В конце концов, размышления об Аввакуме переходят у Рубанова в размышления о его деде Константине. Если Аввакум создавал альтернативный канон церковности через радикальное отвержение реформ, то советский учитель конструировал альтернативу официальному историческому нарративу через микростратегии просвещения — библиотеку, летние каникулы как время интеллектуальной автономии, передачу книг внукам как ритуал культурной преемственности. Его история обнажает парадокс: самые устойчивые цивилизации (как та «несовершенная русская», о которой пишет Рубанов) держатся не на идеологиях или экономиках, а на этих хрупких, почти невидимых цепочках педагогических перформансов. Когда учитель в захолустной школе открывает ребенку мир через книгу — он совершает тот же революционный акт, что и Аввакум с его угольным как будто выгоревшим письмом: оба изобретают язык заново, создавая возможность будущего там, где система видит только бесперспективное настоящее.
4
Сравнивая эти две книги, нельзя не заметить их общую одержимость фигурой «неудавшегося посредника»: Никон у Рубанова и Пьер Безухов у Курицына. Оба персонажа терпят крах в своей попытке примирить противоречия, но именно их провал становится условием текстуальной продуктивности. Курицынский Пьер — это аллегория самого комментатора, вечно колеблющегося между разными интерпретациями, тогда как рубановский Никон воплощает трагедию реформатора, чей язык неизбежно искажает реформируемую традицию. В обоих случаях «посредник» оказывается заложником языка, который должен был служить ему инструментом.

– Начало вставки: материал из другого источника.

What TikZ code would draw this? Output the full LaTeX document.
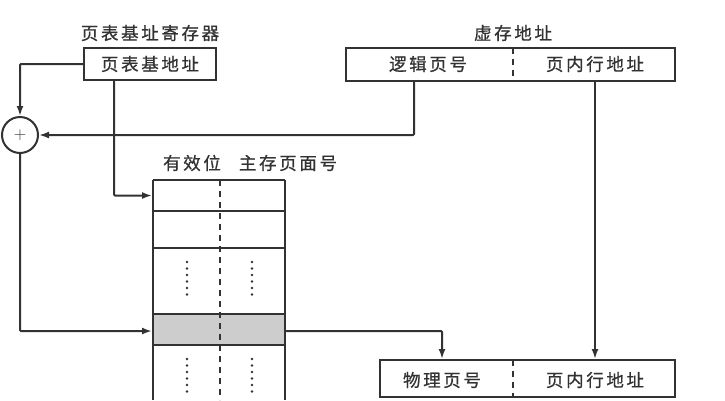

Оба текста — при всей их изощренности — невольно воспроизводят ту самую «метафизику присутствия», которую пытаются развенчать. Курицын, отрицая возможность «главной» интерпретации Толстого, все же невольно настаивает на «главности» своего комментария. Рубанов, разоблачая различные мифологизации Аввакума, создает новую мифологию — искренний мужской патриотический текст как «ледяную тетрадь», сохраняющую голос мученика. Эта апория подтверждает тезис Поля де Мана: любая деконструкция исторического нарратива обречена стать его продолжением — «аллегорией чтения», которая лишь откладывает, но не отменяет момент герменевтической неудачи.